## THE TASK
Tally how many lines hold the string "document". Your reply should be that number alone.

┌─ MATERIAL PROVIDED

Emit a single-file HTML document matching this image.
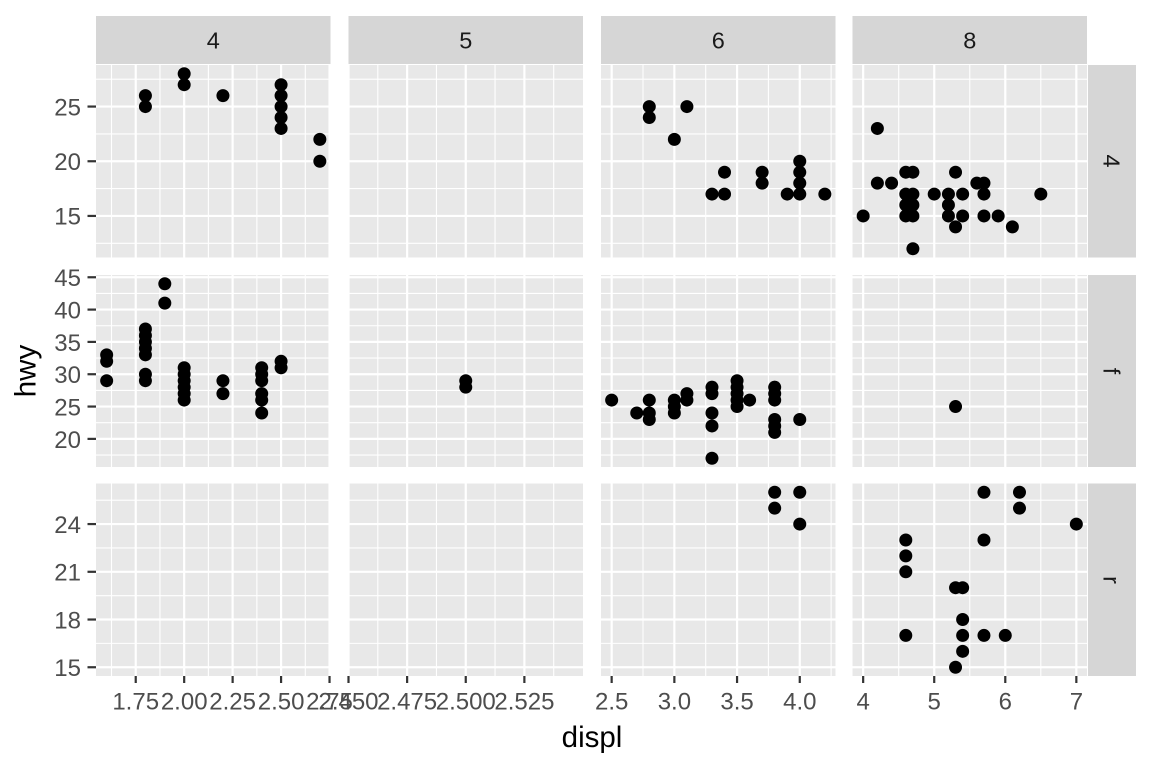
<!DOCTYPE html>
<html><head><meta charset="utf-8"><style>
html,body{margin:0;padding:0;background:#fff;}
svg{display:block;font-family:"Liberation Sans",Arial,sans-serif;}
.yt{font-size:24px;fill:#4d4d4d;text-anchor:end;}
.xt{font-size:24px;fill:#4d4d4d;text-anchor:middle;}
.st{font-size:23.5px;fill:#1a1a1a;text-anchor:middle;}
</style></head><body>
<svg id="s" width="1152" height="768" viewBox="0 0 1152 768" xmlns="http://www.w3.org/2000/svg">
<rect width="1152" height="768" fill="#fff"/>
<g id="panels"></g>
<rect x="96" y="16" width="234.5" height="48" fill="#d6d6d6"/>
<rect x="348.5" y="16" width="234.5" height="48" fill="#d6d6d6"/>
<rect x="601" y="16" width="234.5" height="48" fill="#d6d6d6"/>
<rect x="852.5" y="16" width="234.5" height="48" fill="#d6d6d6"/>
<text class="st" x="213.25" y="48.5">4</text>
<text class="st" x="465.75" y="48.5">5</text>
<text class="st" x="718.25" y="48.5">6</text>
<text class="st" x="969.75" y="48.5">8</text>
<rect x="1088" y="65" width="48" height="192.5" fill="#d6d6d6"/>
<rect x="1088" y="275" width="48" height="192" fill="#d6d6d6"/>
<rect x="1088" y="483.5" width="48" height="192.5" fill="#d6d6d6"/>
<text class="st" transform="translate(1103.5,161) rotate(90)">4</text>
<text class="st" transform="translate(1103.5,371) rotate(90)">f</text>
<text class="st" transform="translate(1103.5,580) rotate(90)">r</text>
<text class="yt" x="81" y="115.3">25</text>
<text class="yt" x="81" y="170">20</text>
<text class="yt" x="81" y="224.7">15</text>
<text class="yt" x="81" y="286">45</text>
<text class="yt" x="81" y="318.4">40</text>
<text class="yt" x="81" y="350.8">35</text>
<text class="yt" x="81" y="383.2">30</text>
<text class="yt" x="81" y="415.6">25</text>
<text class="yt" x="81" y="448">20</text>
<text class="yt" x="81" y="532.8">24</text>
<text class="yt" x="81" y="580.5">21</text>
<text class="yt" x="81" y="628.3">18</text>
<text class="yt" x="81" y="676">15</text>
<text class="xt" x="135.7" y="709.5">1.75</text>
<text class="xt" x="184.2" y="709.5">2.00</text>
<text class="xt" x="232.6" y="709.5">2.25</text>
<text class="xt" x="281.1" y="709.5">2.50</text>
<text class="xt" x="329.5" y="709.5">2.75</text>
<text class="xt" x="348.5" y="709.5">2.450</text>
<text class="xt" x="407.1" y="709.5">2.475</text>
<text class="xt" x="465.75" y="709.5">2.500</text>
<text class="xt" x="524.4" y="709.5">2.525</text>
<text class="xt" x="611.7" y="709.5">2.5</text>
<text class="xt" x="674.4" y="709.5">3.0</text>
<text class="xt" x="737.1" y="709.5">3.5</text>
<text class="xt" x="799.8" y="709.5">4.0</text>
<text class="xt" x="863.2" y="709.5">4</text>
<text class="xt" x="934.2" y="709.5">5</text>
<text class="xt" x="1005.3" y="709.5">6</text>
<text class="xt" x="1076.4" y="709.5">7</text>
<text x="592" y="747" font-size="29.5px" fill="#000" text-anchor="middle">displ</text>
<text transform="translate(35.5,371) rotate(-90)" font-size="29.5px" fill="#000" text-anchor="middle">hwy</text>
</svg>
<script>
(function(){
var NS="http://www.w3.org/2000/svg",g=document.getElementById("panels");
function el(t,a){var e=document.createElementNS(NS,t);for(var k in a)e.setAttribute(k,a[k]);g.appendChild(e);return e;}
var W=234.5;
var cols=[
{l:96,a:1.545,b:2.755,M:[1.75,2,2.25,2.5,2.75],m:[1.625,1.875,2.125,2.375,2.625]},
{l:348.5,a:2.45,b:2.55,M:[2.45,2.475,2.5,2.525],m:[2.4625,2.4875,2.5125,2.5375]},
{l:601,a:2.415,b:4.285,M:[2.5,3,3.5,4],m:[2.75,3.25,3.75,4.25]},
{l:852.5,a:3.85,b:7.15,M:[4,5,6,7],m:[4.5,5.5,6.5]}];
var rows=[
{t:65,h:192.5,a:11.2,b:28.8,M:[15,20,25],m:[12.5,17.5,22.5,27.5]},
{t:275,h:192,a:15.65,b:45.35,M:[20,25,30,35,40,45],m:[17.5,22.5,27.5,32.5,37.5,42.5]},
{t:483.5,h:192.5,a:14.45,b:26.55,M:[15,18,21,24],m:[16.5,19.5,22.5,25.5]}];
function X(c,v){return c.l+(v-c.a)/(c.b-c.a)*W;}
function Y(r,v){return r.t+(r.b-v)/(r.b-r.a)*r.h;}
var data={
"0,0":[[1.8,26],[1.8,25],[2,28],[2,27],[2.2,26],[2.5,27],[2.5,26],[2.5,25],[2.5,24],[2.5,23],[2.7,22],[2.7,20]],
"0,2":[[2.8,25],[2.8,24],[3.1,25],[3,22],[3.3,17],[3.4,19],[3.4,17],[3.7,19],[3.7,18],[3.9,17],[4,20],[4,19],[4,18],[4,17],[4.2,17]],
"0,3":[[4.2,23],[4.6,19],[4.7,19],[5.3,19],[4.2,18],[4.4,18],[5.6,18],[5.7,18],[4.6,17],[4.7,17],[5,17],[5.2,17],[5.4,17],[5.7,17],[6.5,17],[4.6,16],[4.7,16],[5.2,16],[4,15],[4.6,15],[4.7,15],[5.2,15],[5.4,15],[5.7,15],[5.9,15],[5.3,14],[6.1,14],[4.7,12]],
"1,0":[[1.9,44],[1.9,41],[1.6,33],[1.6,32],[1.6,29],[1.8,37],[1.8,36],[1.8,35],[1.8,34],[1.8,33],[1.8,30],[1.8,29],[2,31],[2,30],[2,29],[2,28],[2,27],[2,26],[2.2,29],[2.2,27],[2.4,31],[2.4,30],[2.4,29],[2.4,27],[2.4,26],[2.4,24],[2.5,32],[2.5,31]],
"1,1":[[2.5,29],[2.5,28]],
"1,2":[[2.5,26],[2.7,24],[2.8,26],[2.8,24],[2.8,23],[3,26],[3,25],[3,24],[3.1,27],[3.1,26],[3.3,28],[3.3,27],[3.3,24],[3.3,22],[3.3,17],[3.5,29],[3.5,28],[3.5,27],[3.5,26],[3.5,25],[3.6,26],[3.8,28],[3.8,27],[3.8,26],[3.8,23],[3.8,22],[3.8,21],[4,23]],
"1,3":[[5.3,25]],
"2,2":[[3.8,26],[3.8,25],[4,26],[4,24]],
"2,3":[[5.7,26],[6.2,26],[6.2,25],[7,24],[4.6,23],[4.6,22],[4.6,21],[5.7,23],[5.3,20],[5.4,20],[5.4,18],[4.6,17],[5.4,17],[5.7,17],[6,17],[5.4,16],[5.3,15]]};
for(var i=0;i<3;i++)for(var j=0;j<4;j++){
 var r=rows[i],c=cols[j];
 el("rect",{x:c.l,y:r.t,width:W,height:r.h,fill:"#e8e8e8"});
 r.m.forEach(function(v){var y=Y(r,v);if(y>r.t&&y<r.t+r.h)el("line",{x1:c.l,x2:c.l+W,y1:y,y2:y,stroke:"#fff","stroke-width":1.1});});
 c.m.forEach(function(v){var x=X(c,v);if(x>c.l&&x<c.l+W)el("line",{y1:r.t,y2:r.t+r.h,x1:x,x2:x,stroke:"#fff","stroke-width":1.1});});
 r.M.forEach(function(v){var y=Y(r,v);el("line",{x1:c.l,x2:c.l+W,y1:y,y2:y,stroke:"#fff","stroke-width":2.2});});
 c.M.forEach(function(v){var x=X(c,v);el("line",{y1:r.t,y2:r.t+r.h,x1:x,x2:x,stroke:"#fff","stroke-width":2.2});});
 if(j==0)r.M.forEach(function(v){var y=Y(r,v);el("line",{x1:87.5,x2:96,y1:y,y2:y,stroke:"#333","stroke-width":2.2});});
 if(i==2)c.M.forEach(function(v){var x=X(c,v);el("line",{y1:676,y2:683,x1:x,x2:x,stroke:"#333","stroke-width":2.2});});
 (data[i+","+j]||[]).forEach(function(p){el("circle",{cx:X(c,p[0]),cy:Y(r,p[1]),r:6.5,fill:"#000"});});
}
})();
</script>
</body></html>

└─

## RESULT BELOW
3